Kenneth Scott

Personal information
- Nationality: British (English)
- Born: 29 January 1911 Wycombe, England
- Died: 12 August 1990 (aged 79) Poole, England

Sport
- Sport: Swimming
- Event: backstroke
- Club: Hampstead Priory SC Clacton SC

= Kenneth Scott (swimmer) =

British swimmer (1911–1990)

Kenneth Thomas Scott (29 January 1937 – 12 August 1990) was an international swimmer who competed for England at the British Empire Games (now Commonwealth Games).

== Biography ==
Scott was educated at University College School and specialised in backstroke swimming. He was the school's swimming captain and won the school's championpionship for five consecutive years.

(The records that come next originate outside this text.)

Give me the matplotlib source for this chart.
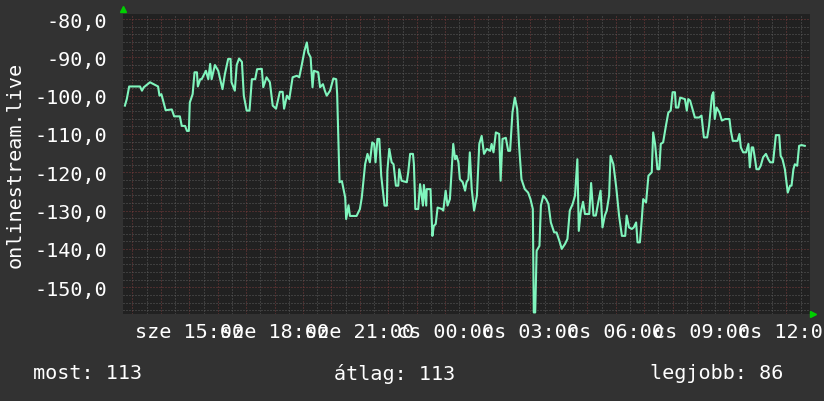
import numpy as np
import matplotlib.pyplot as plt
from matplotlib.ticker import MultipleLocator, FuncFormatter

# rank of onlinestream.live, plotted as negative values
# time in minutes since 00:00 of the first day (sze = szerda)
minutes = [764, 768, 773, 796, 800, 804, 817, 834, 837, 841, 850, 863, 868, 880, 884,
           891, 895, 899, 901, 907, 911, 916, 918, 923, 926, 935, 940, 944, 947, 954,
           961, 970, 975, 982, 987, 989, 996, 1000, 1005, 1011, 1015, 1021, 1027, 1032,
           1039, 1043, 1053, 1056, 1063, 1070, 1076, 1083, 1091, 1097, 1100, 1106, 1111,
           1118, 1127, 1132, 1137, 1143, 1148, 1151, 1156, 1160, 1163, 1172, 1176, 1182,
           1186, 1190, 1197, 1204, 1210, 1212, 1217, 1222, 1229, 1231, 1236, 1239, 1253,
           1260, 1264, 1271, 1276, 1281, 1286, 1290, 1293, 1297, 1301, 1305, 1312, 1317,
           1318, 1322, 1327, 1331, 1336, 1341, 1343, 1348, 1359, 1362, 1366, 1372, 1374,
           1377, 1383, 1387, 1393, 1395, 1400, 1401, 1409, 1413, 1416, 1420, 1424, 1433,
           1436, 1441, 1445, 1450, 1457, 1461, 1464, 1468, 1471, 1477, 1482, 1485, 1489,
           1492, 1496, 1501, 1507, 1512, 1517, 1522, 1528, 1535, 1538, 1542, 1547, 1554,
           1557, 1561, 1568, 1573, 1577, 1582, 1587, 1592, 1596, 1601, 1608, 1615, 1620,
           1625, 1627, 1630, 1633, 1639, 1642, 1647, 1653, 1658, 1663, 1670, 1675, 1681,
           1686, 1693, 1698, 1703, 1709, 1714, 1719, 1722, 1726, 1731, 1735, 1744, 1748,
           1753, 1758, 1763, 1768, 1772, 1777, 1781, 1786, 1789, 1795, 1801, 1807, 1813,
           1820, 1823, 1828, 1834, 1838, 1843, 1846, 1851, 1855, 1858, 1864, 1869, 1876,
           1879, 1883, 1888, 1892, 1895, 1900, 1906, 1911, 1916, 1920, 1925, 1927, 1932,
           1936, 1946, 1950, 1953, 1957, 1962, 1967, 1976, 1981, 1986, 1993, 1997, 2003,
           2006, 2009, 2013, 2019, 2024, 2031, 2040, 2043, 2047, 2057, 2061, 2064, 2069,
           2075, 2080, 2083, 2087, 2090, 2094, 2097, 2102, 2106, 2111, 2117, 2122, 2126,
           2132, 2138, 2145, 2148, 2152, 2157, 2163, 2168, 2171, 2175, 2178, 2183, 2187,
           2192, 2199]
rank = [-102.6, -100.9, -97.6, -97.6, -98.7, -97.8, -96.5, -97.6, -100, -99.6, -103.8,
        -103.6, -105.4, -105.4, -107.9, -107.9, -109.2, -109.2, -101.8, -99.6, -93.9,
        -93.9, -97.6, -95.7, -95.7, -93.5, -95.7, -91.7, -95.7, -92, -93.5, -98.3, -94.4,
        -90.4, -90.4, -96.5, -98.7, -92, -90.3, -91.2, -100, -103.9, -103.9, -95.7, -95.7,
        -93.1, -93, -97.8, -95.2, -96.5, -102.6, -103.4, -99, -99, -103.4, -100, -100.9,
        -95.2, -94.8, -95.2, -92.2, -88.3, -86.1, -88.8, -90, -97.8, -93.5, -93.9, -97.8,
        -97, -98.7, -100, -98.7, -95.5, -95.7, -99.6, -122.6, -122.3, -126.6, -132.2,
        -128.6, -131.4, -131.4, -129.6, -126.6, -117.9, -115.2, -117.4, -112.2, -112.6,
        -117.4, -111.3, -111.3, -120.9, -128.7, -128.7, -119.6, -113.9, -117.4, -117.9,
        -123.5, -123.5, -119.2, -122.2, -122.6, -120, -115.2, -115.2, -117.9, -129.6,
        -129.6, -123.1, -128.7, -123.3, -128.7, -124.4, -124.4, -136.6, -134, -133.5,
        -129.2, -129.6, -130, -124.8, -128.7, -127, -112.6, -116.6, -115.7, -117.4,
        -121.8, -122.6, -124.8, -122.6, -121.8, -114.8, -124.4, -130, -126.1, -112.6,
        -110.5, -115.2, -113.9, -114.4, -112.6, -114.8, -109.6, -110, -122.2, -111.3,
        -111, -114.4, -114.4, -104.4, -100.5, -103.5, -113.1, -121.8, -124.4, -125.3,
        -127, -129.6, -156.6, -156.6, -140.5, -139.2, -128.7, -126.1, -127, -128.3,
        -133.1, -135.7, -135.7, -137.9, -140, -138.7, -137.4, -130, -128.3, -126.1,
        -116.6, -135.3, -130.5, -127.7, -130.9, -130.9, -122.8, -131.3, -131.3, -127.9,
        -124.8, -134.4, -131.3, -130, -126.1, -115.7, -117.9, -123.9, -131.3, -136.6,
        -136.6, -131.3, -134.4, -134.8, -134.4, -133.1, -138.3, -138.3, -132.2, -127,
        -127.9, -120.9, -120, -109.6, -112.6, -119.2, -119.2, -112.6, -112.2, -107.8,
        -104.4, -103.9, -99.1, -99.1, -103.1, -103.1, -100.5, -100.9, -103.9, -100.9,
        -101.3, -103.5, -105.7, -105.7, -105.2, -110.9, -110.9, -107.8, -100, -99.1,
        -106.1, -103.1, -104.4, -106.5, -106.1, -106.1, -109.2, -111.8, -111.8, -110,
        -113.5, -114.8, -114.8, -112.6, -118.7, -113.5, -113.5, -116.6, -119.2, -119.2,
        -118.3, -116.1, -115.2, -116.6, -117.4, -117.4, -110.3, -110.3, -115.7, -116.6,
        -119.2, -125.3, -123.5, -123.5, -119.2, -117.9, -118.3, -113.1, -112.9, -113.1]

tick_minutes = [900, 1080, 1260, 1440, 1620, 1800, 1980, 2160]
tick_labels = ['sze 15:00', 'sze 18:00', 'sze 21:00', 'cs 00:00',
               'cs 03:00', 'cs 06:00', 'cs 09:00', 'cs 12:00']
legend_texts = ['most: 113', 'átlag: 113', 'legjobb: 86']

plt.rcParams['font.family'] = ['DejaVu Sans Mono', 'DejaVu Sans']
fs = 14.5

fig = plt.figure(figsize=(8.24, 4.02), dpi=100, facecolor='#323232')
ax = fig.add_axes([123 / 824, 1 - 315 / 402, 687 / 824, 300.3 / 402])
ax.set_facecolor('#212121')
for sp in ax.spines.values():
    sp.set_visible(False)

ax.plot(minutes, rank, color='#80f5bd', lw=1.5, zorder=3)

ax.set_xlim(760, 2210)
ax.set_ylim(-157.0, -78.6)

labmap = dict(zip(tick_minutes, tick_labels))
ax.xaxis.set_major_locator(MultipleLocator(60))
ax.xaxis.set_minor_locator(MultipleLocator(30))
ax.xaxis.set_major_formatter(FuncFormatter(lambda v, p: labmap.get(int(round(v)), '')))
ax.yaxis.set_major_locator(MultipleLocator(10))
ax.yaxis.set_minor_locator(MultipleLocator(2))
ax.yaxis.set_major_formatter(FuncFormatter(lambda v, p: f'{v:.1f}'.replace('.', ',')))

ax.set_axisbelow(True)
dots = (0, (1, 2))
ax.grid(which='major', color='#7a3c3c', lw=0.72, ls=dots)
ax.grid(which='minor', color='#5c5c5c', lw=0.72, ls=dots)

ax.tick_params(axis='both', which='both', length=0, colors='white', labelsize=fs)
ax.tick_params(axis='x', pad=6)
ax.tick_params(axis='y', pad=11.5)

fig.text(15 / 824, 1 - 165 / 402, 'onlinestream.live', rotation=90, color='white',
         fontsize=fs, ha='center', va='center')

for xpix, txt in zip([33, 334, 650], legend_texts):
    fig.text(xpix / 824, 1 - 374 / 402, txt, color='white', fontsize=fs,
             ha='left', va='center')

# rrdtool-style axis arrows
ax.plot([0], [1.017], marker='^', color='#00d000', ms=4.5, transform=ax.transAxes,
        clip_on=False, zorder=5)
ax.plot([1.004], [0], marker='>', color='#00d000', ms=4.5, transform=ax.transAxes,
        clip_on=False, zorder=5)

fig.savefig('out.png', dpi=100, facecolor=fig.get_facecolor())
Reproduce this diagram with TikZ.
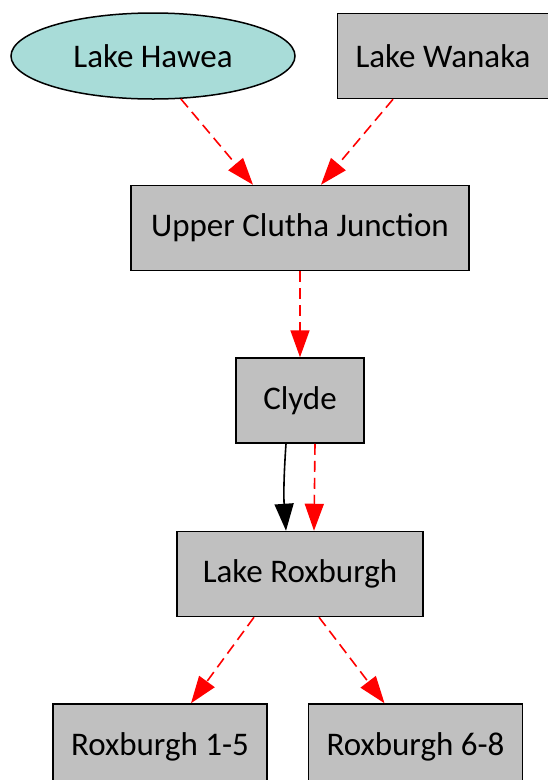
\documentclass[tikz,border=0pt]{standalone}
\usepackage{fontspec}
\setmainfont{Carlito}
\usetikzlibrary{shapes.geometric, arrows.meta}
\usetikzlibrary{positioning}

\begin{document}
\begin{tikzpicture}[x=1pt, y=1pt,
        node distance=85pt,
        every node/.style={font=\fontsize{33}{38}\selectfont, line width=1.5pt, inner sep=2pt},
        lake/.style={ellipse, draw=black, fill=lakecolor, minimum width=284pt, minimum height=86pt},
        station/.style={rectangle, draw=black, fill=boxcolor, minimum height=85pt},
        flow/.style={draw=red, line width=1.6pt, dash pattern=on 11pt off 6pt, -{Triangle[length=27pt,width=19pt]}},
        solidflow/.style={draw=black, line width=1.6pt, -{Triangle[length=27pt,width=19pt]}},]

        \definecolor{lakecolor}{RGB}{168, 220, 216}
        \definecolor{boxcolor}{RGB}{192, 192, 192}

        \useasboundingbox (0, 0) rectangle (547, -780);

        \node[station, minimum width=338pt] (ucj) at (300, -228) {Upper Clutha Junction};
        \node[lake] (hawea) [above=85pt of ucj, xshift=-147pt] {Lake Hawea};
        \node[station, minimum width=211pt] (wanaka) [right=41pt of hawea] {Lake Wanaka};
        \node[station, minimum width=128pt] (clyde) [below=86pt of ucj] {Clyde};
        \node[station, minimum width=246pt] (roxburgh) [below=87pt of clyde] {Lake Roxburgh};
        \node[station, minimum width=214pt] (rox15) [below=86pt of roxburgh, xshift=-140pt] {Roxburgh 1-5};
        \node[station, minimum width=214pt] (rox68) [right=40pt of rox15] {Roxburgh 6-8};

        \path[flow] (hawea.-57) -- ([xshift=-47pt]ucj.north);
        \path[flow] ([xshift=-50pt]wanaka.south) -- ([xshift=21pt]ucj.north);
        \path[flow] (ucj) -- (clyde);
        \path[solidflow] ([xshift=-14pt]clyde.south) to [bend right=4] ([xshift=-14pt]roxburgh.north);
        \path[flow] ([xshift=15pt]clyde.south) -- ([xshift=14pt]roxburgh.north);
        \path[flow] ([xshift=-46pt]roxburgh.south) -- ([xshift=31pt]rox15.north);
        \path[flow] ([xshift=19pt]roxburgh.south) -- ([xshift=-31pt]rox68.north);

        % \path[flow] (clyde) edge [loop right] (clyde);
    \end{tikzpicture}
\end{document}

Scott studied medicine at Emmanuel College, Cambridge and in June 1934 was awarded a half blue for swimming after winning four of the six events at the freshman's sports. He was selected to represent the England team at the 1934 British Empire Games in London, where he finished fifth in the 100 yards backstroke final,

He was a member of the Hampstead Priory Swimming Club, and shortly after the Games in September 1934 he became the Southern Counties champion over 150 yards backstroke.

He qualified as a doctor and after Cambridge and in 1937 was at St Bartholomew's Hospital. He was swimming for Clacton Swimming Club in 1939 and was based at Woking and District Victoria Hospital. It was at the Woking hospital that he took the position of medical superintendent in March 1939 and during World War II joined the Indian medical service.